=== Stated goal ===
Strip the pictures and reproduce the rest of the listing exactly.

=== Provided data ===

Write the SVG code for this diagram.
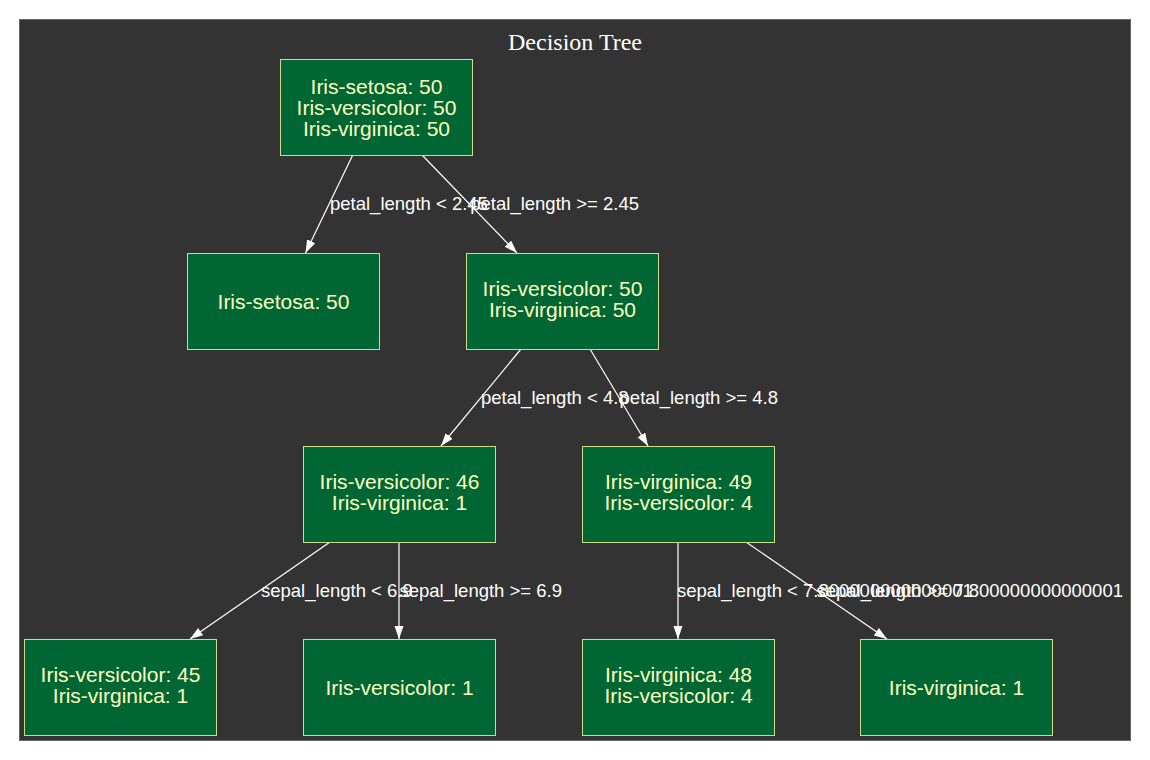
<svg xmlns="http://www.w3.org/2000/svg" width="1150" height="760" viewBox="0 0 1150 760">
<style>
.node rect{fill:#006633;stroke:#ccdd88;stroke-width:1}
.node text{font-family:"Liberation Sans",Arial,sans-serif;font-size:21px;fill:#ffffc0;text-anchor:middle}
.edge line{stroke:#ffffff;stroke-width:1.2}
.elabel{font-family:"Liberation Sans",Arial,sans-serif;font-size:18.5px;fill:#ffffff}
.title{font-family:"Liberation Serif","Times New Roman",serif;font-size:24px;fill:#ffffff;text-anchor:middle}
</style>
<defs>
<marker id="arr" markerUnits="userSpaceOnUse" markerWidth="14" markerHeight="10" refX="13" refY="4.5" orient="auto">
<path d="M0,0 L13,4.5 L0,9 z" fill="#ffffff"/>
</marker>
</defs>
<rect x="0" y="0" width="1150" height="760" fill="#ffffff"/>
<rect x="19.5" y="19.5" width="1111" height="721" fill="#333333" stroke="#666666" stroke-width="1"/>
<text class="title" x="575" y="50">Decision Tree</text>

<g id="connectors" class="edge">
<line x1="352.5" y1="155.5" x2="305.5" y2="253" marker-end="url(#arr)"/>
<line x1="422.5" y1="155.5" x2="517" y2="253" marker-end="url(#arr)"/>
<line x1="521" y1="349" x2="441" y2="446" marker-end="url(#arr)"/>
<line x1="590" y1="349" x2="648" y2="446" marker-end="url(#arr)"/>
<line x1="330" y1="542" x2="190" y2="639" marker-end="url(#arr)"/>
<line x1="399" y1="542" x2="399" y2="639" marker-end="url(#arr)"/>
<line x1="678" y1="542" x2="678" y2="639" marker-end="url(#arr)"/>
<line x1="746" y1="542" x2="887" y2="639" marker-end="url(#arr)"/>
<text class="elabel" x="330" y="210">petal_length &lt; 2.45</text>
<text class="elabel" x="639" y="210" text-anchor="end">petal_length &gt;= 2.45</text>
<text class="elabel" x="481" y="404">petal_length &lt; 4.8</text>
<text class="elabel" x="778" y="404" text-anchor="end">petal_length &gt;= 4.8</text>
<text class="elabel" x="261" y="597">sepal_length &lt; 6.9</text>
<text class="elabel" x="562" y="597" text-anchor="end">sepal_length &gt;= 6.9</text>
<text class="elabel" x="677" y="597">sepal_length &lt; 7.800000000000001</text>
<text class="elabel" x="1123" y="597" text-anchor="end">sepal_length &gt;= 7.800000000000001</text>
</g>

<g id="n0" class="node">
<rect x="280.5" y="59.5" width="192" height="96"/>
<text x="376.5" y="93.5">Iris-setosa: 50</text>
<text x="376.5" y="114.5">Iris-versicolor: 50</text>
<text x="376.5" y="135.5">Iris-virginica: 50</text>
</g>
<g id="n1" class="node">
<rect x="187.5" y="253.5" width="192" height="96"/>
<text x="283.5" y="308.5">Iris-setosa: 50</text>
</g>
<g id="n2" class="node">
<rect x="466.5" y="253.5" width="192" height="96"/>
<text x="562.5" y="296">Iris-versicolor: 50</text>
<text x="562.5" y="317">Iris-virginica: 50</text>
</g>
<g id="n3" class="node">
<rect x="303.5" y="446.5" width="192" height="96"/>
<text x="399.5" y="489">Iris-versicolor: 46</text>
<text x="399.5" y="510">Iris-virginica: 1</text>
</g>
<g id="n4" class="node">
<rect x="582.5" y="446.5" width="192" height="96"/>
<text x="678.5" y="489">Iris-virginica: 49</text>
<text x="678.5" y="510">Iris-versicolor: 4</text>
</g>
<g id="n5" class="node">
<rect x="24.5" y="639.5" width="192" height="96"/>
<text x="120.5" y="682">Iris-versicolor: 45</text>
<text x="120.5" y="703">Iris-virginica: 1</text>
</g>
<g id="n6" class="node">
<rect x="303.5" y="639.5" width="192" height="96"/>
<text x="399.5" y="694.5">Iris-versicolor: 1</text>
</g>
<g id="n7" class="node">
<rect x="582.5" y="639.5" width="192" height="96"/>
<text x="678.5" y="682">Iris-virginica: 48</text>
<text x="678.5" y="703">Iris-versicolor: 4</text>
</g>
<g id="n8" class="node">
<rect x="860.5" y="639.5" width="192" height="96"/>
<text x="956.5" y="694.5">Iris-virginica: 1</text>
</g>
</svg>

=== Written answer ===
Write the SVG code for this diagram.
<svg xmlns="http://www.w3.org/2000/svg" width="1150" height="760" viewBox="0 0 1150 760">
<style>
.node rect{fill:#006633;stroke:#ccdd88;stroke-width:1}
.node text{font-family:"Liberation Sans",Arial,sans-serif;font-size:21px;fill:#ffffc0;text-anchor:middle}
.edge line{stroke:#ffffff;stroke-width:1.2}
.elabel{font-family:"Liberation Sans",Arial,sans-serif;font-size:18.5px;fill:#ffffff}
.title{font-family:"Liberation Serif","Times New Roman",serif;font-size:24px;fill:#ffffff;text-anchor:middle}
</style>
<defs>
<marker id="arr" markerUnits="userSpaceOnUse" markerWidth="14" markerHeight="10" refX="13" refY="4.5" orient="auto">
<path d="M0,0 L13,4.5 L0,9 z" fill="#ffffff"/>
</marker>
</defs>
<rect x="0" y="0" width="1150" height="760" fill="#ffffff"/>
<rect x="19.5" y="19.5" width="1111" height="721" fill="#333333" stroke="#666666" stroke-width="1"/>
<text class="title" x="575" y="50">Decision Tree</text>

<g id="connectors" class="edge">
<line x1="352.5" y1="155.5" x2="305.5" y2="253" marker-end="url(#arr)"/>
<line x1="422.5" y1="155.5" x2="517" y2="253" marker-end="url(#arr)"/>
<line x1="521" y1="349" x2="441" y2="446" marker-end="url(#arr)"/>
<line x1="590" y1="349" x2="648" y2="446" marker-end="url(#arr)"/>
<line x1="330" y1="542" x2="190" y2="639" marker-end="url(#arr)"/>
<line x1="399" y1="542" x2="399" y2="639" marker-end="url(#arr)"/>
<line x1="678" y1="542" x2="678" y2="639" marker-end="url(#arr)"/>
<line x1="746" y1="542" x2="887" y2="639" marker-end="url(#arr)"/>
<text class="elabel" x="330" y="210">petal_length &lt; 2.45</text>
<text class="elabel" x="639" y="210" text-anchor="end">petal_length &gt;= 2.45</text>
<text class="elabel" x="481" y="404">petal_length &lt; 4.8</text>
<text class="elabel" x="778" y="404" text-anchor="end">petal_length &gt;= 4.8</text>
<text class="elabel" x="261" y="597">sepal_length &lt; 6.9</text>
<text class="elabel" x="562" y="597" text-anchor="end">sepal_length &gt;= 6.9</text>
<text class="elabel" x="677" y="597">sepal_length &lt; 7.800000000000001</text>
<text class="elabel" x="1123" y="597" text-anchor="end">sepal_length &gt;= 7.800000000000001</text>
</g>

<g id="n0" class="node">
<rect x="280.5" y="59.5" width="192" height="96"/>
<text x="376.5" y="93.5">Iris-setosa: 50</text>
<text x="376.5" y="114.5">Iris-versicolor: 50</text>
<text x="376.5" y="135.5">Iris-virginica: 50</text>
</g>
<g id="n1" class="node">
<rect x="187.5" y="253.5" width="192" height="96"/>
<text x="283.5" y="308.5">Iris-setosa: 50</text>
</g>
<g id="n2" class="node">
<rect x="466.5" y="253.5" width="192" height="96"/>
<text x="562.5" y="296">Iris-versicolor: 50</text>
<text x="562.5" y="317">Iris-virginica: 50</text>
</g>
<g id="n3" class="node">
<rect x="303.5" y="446.5" width="192" height="96"/>
<text x="399.5" y="489">Iris-versicolor: 46</text>
<text x="399.5" y="510">Iris-virginica: 1</text>
</g>
<g id="n4" class="node">
<rect x="582.5" y="446.5" width="192" height="96"/>
<text x="678.5" y="489">Iris-virginica: 49</text>
<text x="678.5" y="510">Iris-versicolor: 4</text>
</g>
<g id="n5" class="node">
<rect x="24.5" y="639.5" width="192" height="96"/>
<text x="120.5" y="682">Iris-versicolor: 45</text>
<text x="120.5" y="703">Iris-virginica: 1</text>
</g>
<g id="n6" class="node">
<rect x="303.5" y="639.5" width="192" height="96"/>
<text x="399.5" y="694.5">Iris-versicolor: 1</text>
</g>
<g id="n7" class="node">
<rect x="582.5" y="639.5" width="192" height="96"/>
<text x="678.5" y="682">Iris-virginica: 48</text>
<text x="678.5" y="703">Iris-versicolor: 4</text>
</g>
<g id="n8" class="node">
<rect x="860.5" y="639.5" width="192" height="96"/>
<text x="956.5" y="694.5">Iris-virginica: 1</text>
</g>
</svg>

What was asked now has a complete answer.